> **DATA FOR THE TASK**
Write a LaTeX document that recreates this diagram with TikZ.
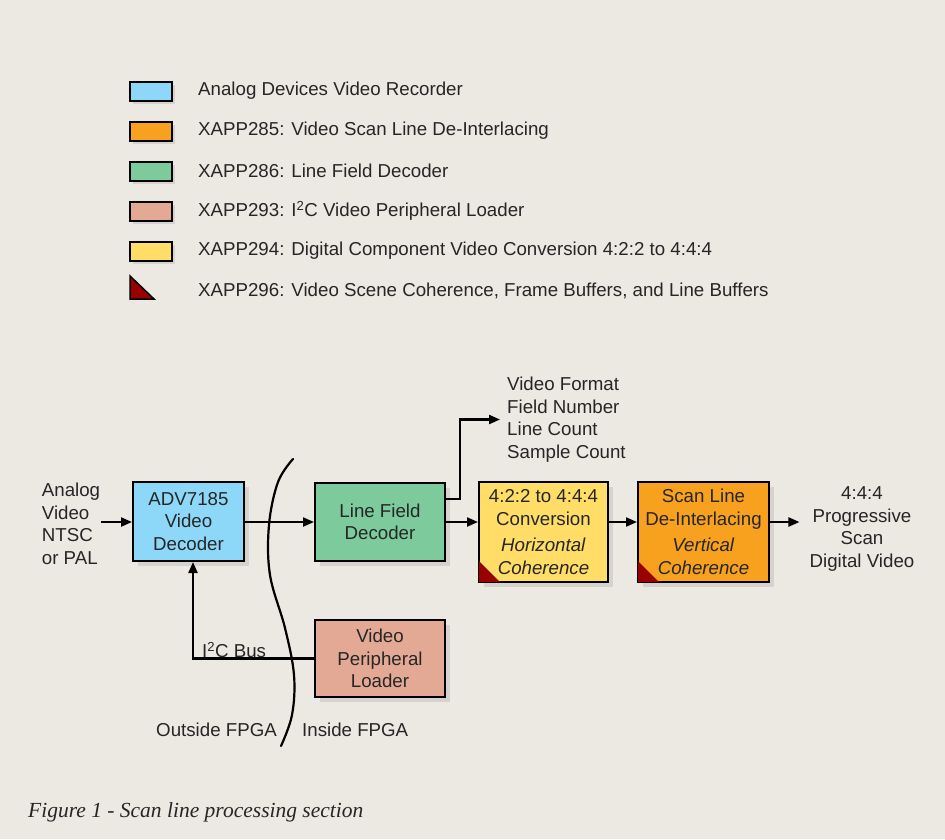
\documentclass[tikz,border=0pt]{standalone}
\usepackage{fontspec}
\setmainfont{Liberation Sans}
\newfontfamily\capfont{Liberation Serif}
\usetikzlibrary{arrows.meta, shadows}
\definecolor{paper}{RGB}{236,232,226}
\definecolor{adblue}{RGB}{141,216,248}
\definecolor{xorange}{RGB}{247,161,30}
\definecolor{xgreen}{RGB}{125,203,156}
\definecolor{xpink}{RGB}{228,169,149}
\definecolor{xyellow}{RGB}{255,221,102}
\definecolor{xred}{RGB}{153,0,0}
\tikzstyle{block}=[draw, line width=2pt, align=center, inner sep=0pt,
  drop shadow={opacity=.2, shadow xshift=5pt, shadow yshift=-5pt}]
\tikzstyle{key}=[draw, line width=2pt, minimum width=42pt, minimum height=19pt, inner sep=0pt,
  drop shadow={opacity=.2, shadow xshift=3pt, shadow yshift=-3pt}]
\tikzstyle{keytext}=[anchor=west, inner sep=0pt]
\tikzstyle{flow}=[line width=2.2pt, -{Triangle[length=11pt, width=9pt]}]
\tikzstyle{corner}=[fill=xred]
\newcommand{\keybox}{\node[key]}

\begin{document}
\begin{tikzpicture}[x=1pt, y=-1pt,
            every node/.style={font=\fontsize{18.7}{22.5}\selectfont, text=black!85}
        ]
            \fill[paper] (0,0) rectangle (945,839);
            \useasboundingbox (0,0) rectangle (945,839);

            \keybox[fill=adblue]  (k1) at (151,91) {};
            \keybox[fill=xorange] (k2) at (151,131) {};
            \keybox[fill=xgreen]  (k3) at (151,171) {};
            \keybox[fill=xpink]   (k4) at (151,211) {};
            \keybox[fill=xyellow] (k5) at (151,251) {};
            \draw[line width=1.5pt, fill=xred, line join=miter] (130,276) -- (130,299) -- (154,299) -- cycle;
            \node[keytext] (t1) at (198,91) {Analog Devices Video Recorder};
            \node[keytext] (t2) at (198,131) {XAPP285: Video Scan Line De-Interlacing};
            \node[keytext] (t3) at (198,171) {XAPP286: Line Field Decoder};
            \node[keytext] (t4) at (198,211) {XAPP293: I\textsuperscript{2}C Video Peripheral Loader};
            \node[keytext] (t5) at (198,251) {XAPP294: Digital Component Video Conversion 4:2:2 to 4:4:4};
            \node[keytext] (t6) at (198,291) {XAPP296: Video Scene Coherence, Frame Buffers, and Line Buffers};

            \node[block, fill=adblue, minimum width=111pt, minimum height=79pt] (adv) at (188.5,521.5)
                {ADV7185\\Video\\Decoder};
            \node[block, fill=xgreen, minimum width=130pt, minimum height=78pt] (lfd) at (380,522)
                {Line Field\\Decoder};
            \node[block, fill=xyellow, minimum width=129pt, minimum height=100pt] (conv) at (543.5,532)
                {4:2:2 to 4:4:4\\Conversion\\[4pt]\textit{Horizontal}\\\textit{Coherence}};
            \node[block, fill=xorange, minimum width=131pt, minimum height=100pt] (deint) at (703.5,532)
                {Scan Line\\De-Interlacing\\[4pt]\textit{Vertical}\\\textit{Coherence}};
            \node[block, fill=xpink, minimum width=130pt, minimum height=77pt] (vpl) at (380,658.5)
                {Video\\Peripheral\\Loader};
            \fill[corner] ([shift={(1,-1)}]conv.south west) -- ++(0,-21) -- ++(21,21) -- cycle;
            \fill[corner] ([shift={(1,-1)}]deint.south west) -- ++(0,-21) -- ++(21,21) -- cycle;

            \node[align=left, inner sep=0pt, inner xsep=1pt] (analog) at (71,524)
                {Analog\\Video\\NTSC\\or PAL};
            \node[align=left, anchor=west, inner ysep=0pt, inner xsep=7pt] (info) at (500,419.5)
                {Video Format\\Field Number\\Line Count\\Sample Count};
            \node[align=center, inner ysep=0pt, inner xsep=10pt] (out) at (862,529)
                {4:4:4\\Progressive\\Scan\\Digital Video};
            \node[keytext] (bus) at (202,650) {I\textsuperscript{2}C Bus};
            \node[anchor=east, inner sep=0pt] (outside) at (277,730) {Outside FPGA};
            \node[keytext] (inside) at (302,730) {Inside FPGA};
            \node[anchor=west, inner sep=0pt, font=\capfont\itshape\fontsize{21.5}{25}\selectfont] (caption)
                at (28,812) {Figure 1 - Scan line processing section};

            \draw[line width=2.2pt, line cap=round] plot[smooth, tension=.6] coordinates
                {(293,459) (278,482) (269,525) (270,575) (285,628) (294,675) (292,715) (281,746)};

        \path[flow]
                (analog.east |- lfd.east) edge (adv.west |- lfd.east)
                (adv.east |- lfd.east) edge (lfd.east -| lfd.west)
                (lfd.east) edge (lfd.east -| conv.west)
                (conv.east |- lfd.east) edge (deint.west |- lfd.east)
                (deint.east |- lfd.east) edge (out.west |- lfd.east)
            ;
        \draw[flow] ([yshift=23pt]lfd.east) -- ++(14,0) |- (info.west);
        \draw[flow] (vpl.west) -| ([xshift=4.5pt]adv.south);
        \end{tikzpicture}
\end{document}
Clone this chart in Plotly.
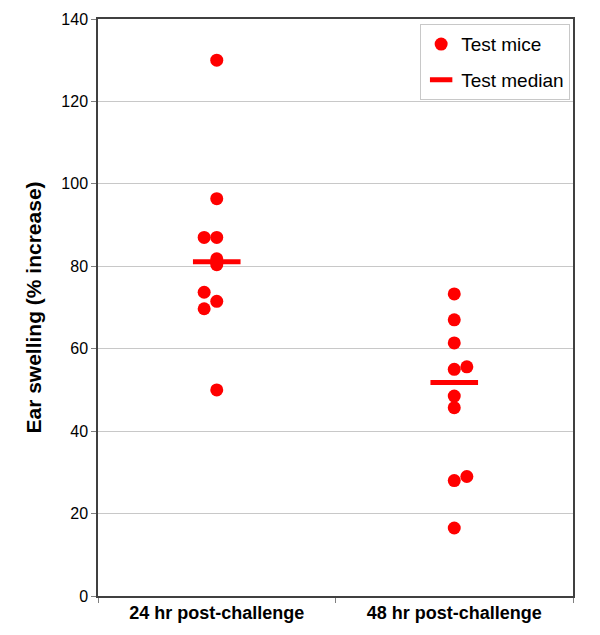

> **WHAT YOU SHOULD DO**
Every line of the listing that holds "this" should be found and copied.

> **EXERCISE SOLUTION**
Write a LaTeX document that recreates this diagram with TikZ.
Clone this chart in Plotly.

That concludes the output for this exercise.